More than anything, the Apprendi case has spotlighted the glaring deficiencies in the criminal justice process under the Sentencing Reform Act of 1984, the so-called "new law." Prior to the new law, for example, if a person was arrested with a controlled substance, the amount was treated as an essential element of the offense that had to be studied and considered by a jury.

With the inception of the new law, it was considered sufficient in court to simply cite the drug statute and/or "five a ballpark figure" of the amount of drugs the defendant was accused of handling. For example, 'over five kilograms of cocaine,' or 'over five grams of cocaine base,' or 'more than five hundred kilograms of marijuana.' At sentencing, the judge would then tack on the Probation Office's report and add drug quantity by a preponderance of the evidence. That could mean statements made by a witness or informer or an accumulated amount of controlled substance sold over a period of time, or even-quite often-a guess.

Because the primary drug statute ranges over huge amounts of prison time - 10 years to life, 5 to 40 years and 20 years - it was easy for the prosecution to first obtain a conviction or plea bargain. At sentencing, it's not much of a problem to 'run the drug amount up' to whatever level is desired based upon allegations, unsubstantiated statements, hearsay and just plain 'guesstimation.' This is no longer allowed under Apprendi, where every indictment must now include a specific type and amount of controlled substance and which must be given to the jury, or, in the case of a plea bargain, must be agreed to by the defendant. 'Sentencing ambush' was the rule between 1987 and 2000, where post-Apprendi it is not.

What about relevant conduct which results in a sentence below the statutory maximum? Many people are sentenced under the theoretical statutory maximum, of course, and Apprendi has raised important constitutional questions for this group, as well. The way appellate judges have gotten around Apprendi since the decision is by stating-in drug cases especially-that a 19-year sentence is not over any statutory maximum if the statute reads 10 years to life, (Sec.841 (b) (1) A)); 5 to 40 years, (Sec.841 (b)(1)(B)); not more that 20 years, (Sec.841 (b)(1)(C)).

The rationale is that this is not unconstitutional punishment, but Apprendi has raised the point that quite possibly the Constitution requires that any enhancements must be within the indictment and given to the jury for a finding beyond a reasonable doubt. To the average citizen this might seem a logical conclusion because the average citizen has so little understanding how the American criminal justice system has been handed over so completely to the Attorney General and his prosecutors.
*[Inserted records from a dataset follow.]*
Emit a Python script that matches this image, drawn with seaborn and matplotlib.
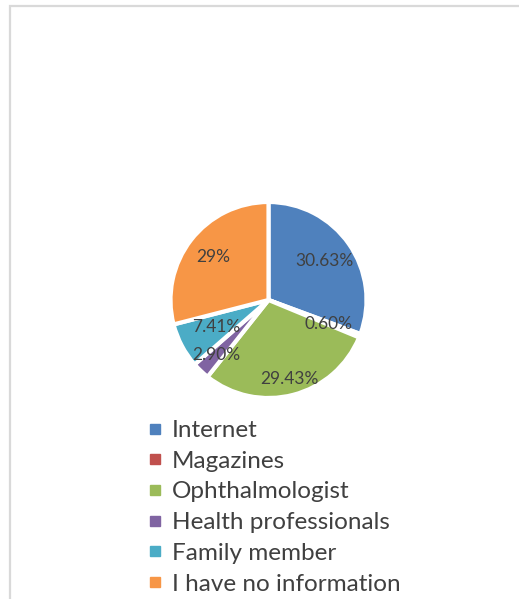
import numpy as np
import matplotlib
matplotlib.use("Agg")
import matplotlib.pyplot as plt
import seaborn as sns
from matplotlib.lines import Line2D
from matplotlib.patches import Rectangle

categories = ["Internet", "Magazines", "Ophthalmologist", "Health professionals",
              "Family member", "I have no information"]
values = [30.63, 0.60, 29.43, 2.90, 7.41, 29.0]
pct_labels = ["30.63%", "0.60%", "29.43%", "2.90%", "7.41%", "29%"]
colors = ["#4F81BD", "#C0504D", "#9BBB59", "#8064A2", "#4BACC6", "#F79646"]
label_radius = [0.69, 0.66, 0.83, 0.77, 0.60, 0.71]

sns.set_theme(style="white")
plt.rcParams["font.family"] = ["Lato", "DejaVu Sans"]
palette = sns.color_palette(colors)

W, H = 519, 599
fig = plt.figure(figsize=(W / 100, H / 100), dpi=100)
fig.patch.set_facecolor("white")

# chart frame (light gray border, left & top visible)
fig.add_artist(Rectangle((9.5 / W, -0.05), 1.2, (H - 5.5) / H + 0.05,
                         transform=fig.transFigure, fill=False,
                         edgecolor="#D9D9D9", linewidth=1.6))

cx, cy, r = 268.5, 300, 98
ax = fig.add_axes([(cx - r) / W, (H - cy - r) / H, 2 * r / W, 2 * r / H])
wedges, _ = ax.pie(values, colors=palette, startangle=90, counterclock=False,
                   wedgeprops=dict(edgecolor="white", linewidth=3))
ax.set_xlim(-1, 1)
ax.set_ylim(-1, 1)
ax.set_aspect("equal")
ax.axis("off")

for w, lab, rf in zip(wedges, pct_labels, label_radius):
    ang = np.deg2rad((w.theta1 + w.theta2) / 2)
    ax.text(rf * np.cos(ang), rf * np.sin(ang), lab, ha="center", va="center",
            fontsize=12.5, color="#404040")

handles = [Line2D([0], [0], marker="s", linestyle="none", markersize=7,
                  markerfacecolor=c, markeredgecolor=c) for c in palette]
fig.legend(handles, categories, loc="upper left",
           bbox_to_anchor=(146 / W, (H - 420) / H), frameon=False,
           fontsize=17.5, labelcolor="#404040", handlelength=0.7,
           handletextpad=0.38, labelspacing=0.4, borderpad=0, borderaxespad=0)

fig.savefig("out.png", dpi=100, facecolor="white")
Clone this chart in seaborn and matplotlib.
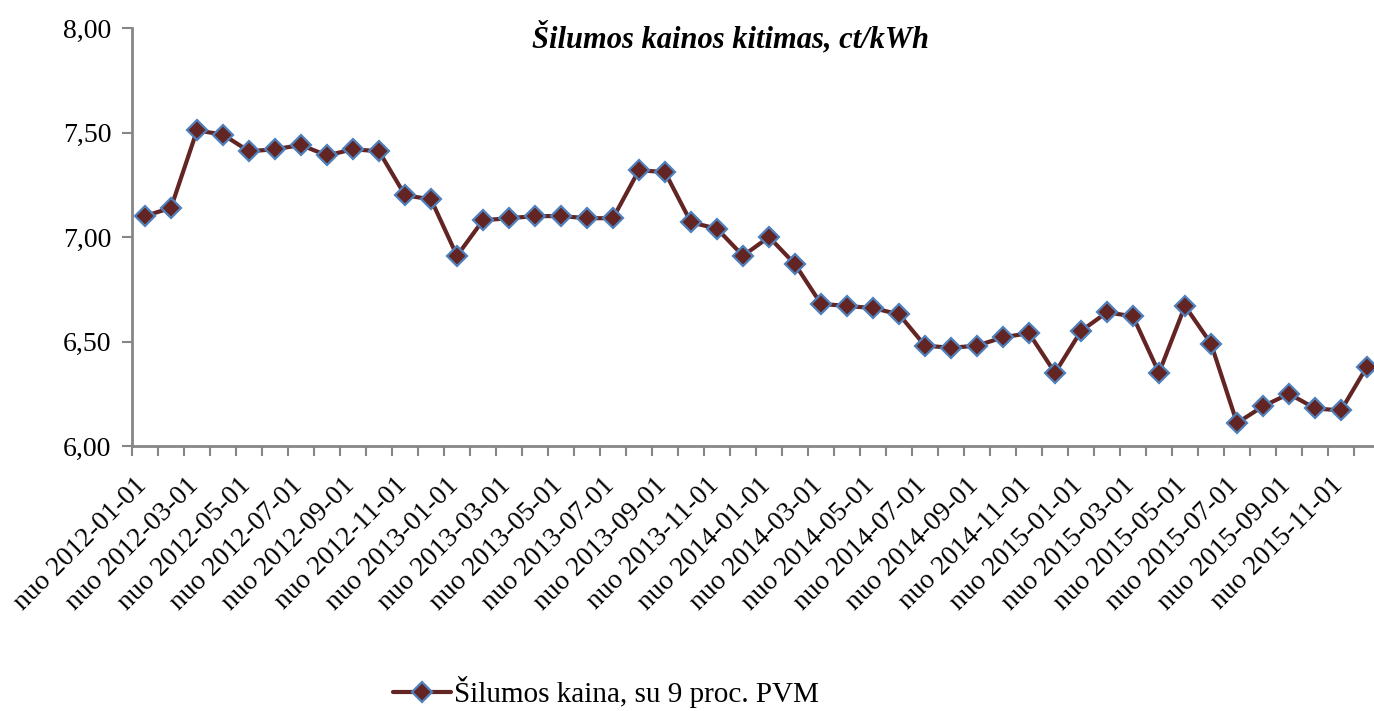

There are currently several cases granted review that will hopefully resolve several of the more pressing questions under the Apprendi doctrine, all of which should be settled this Supreme Court term, ending in June, 2002:

  • 00-10666 Harris v. United States. The question presented is: Given that a finding of brandishing of a gun results in an increased mandatory minimum sentence, must the fact of 'brandishing' be alleged in an indictment and proved beyond a reasonable doubt?
  • 01-687 United States v. Cotton. The question presented is, does omission from a federal indictment of a fact that enhances the statutory maximum sentence require the court of appeals automatically to vacate the enhanced sentence? In this case the defendant did not object to the sentence in district court, and the government introduced overwhelming proof of the fact that supported the enhanced sentence, and defendant had notice that the fact could be used to seek the enhanced sentence.
  • 01-488 Ring v. Arizona. The question presented is, is it acceptable for the legislature to remove from jury assessment facts that increase the prescribed range of penalties to which criminal defendants are exposed; does this not violate the defendant's Sixth Amendment rights?

The Apprendi decision will either be pinched down to the point where it will help almost no one - especially if it is not made retroactive by the Supreme Court - or it will greatly change the criminal justice landscape, depending on the outcome of these three cases.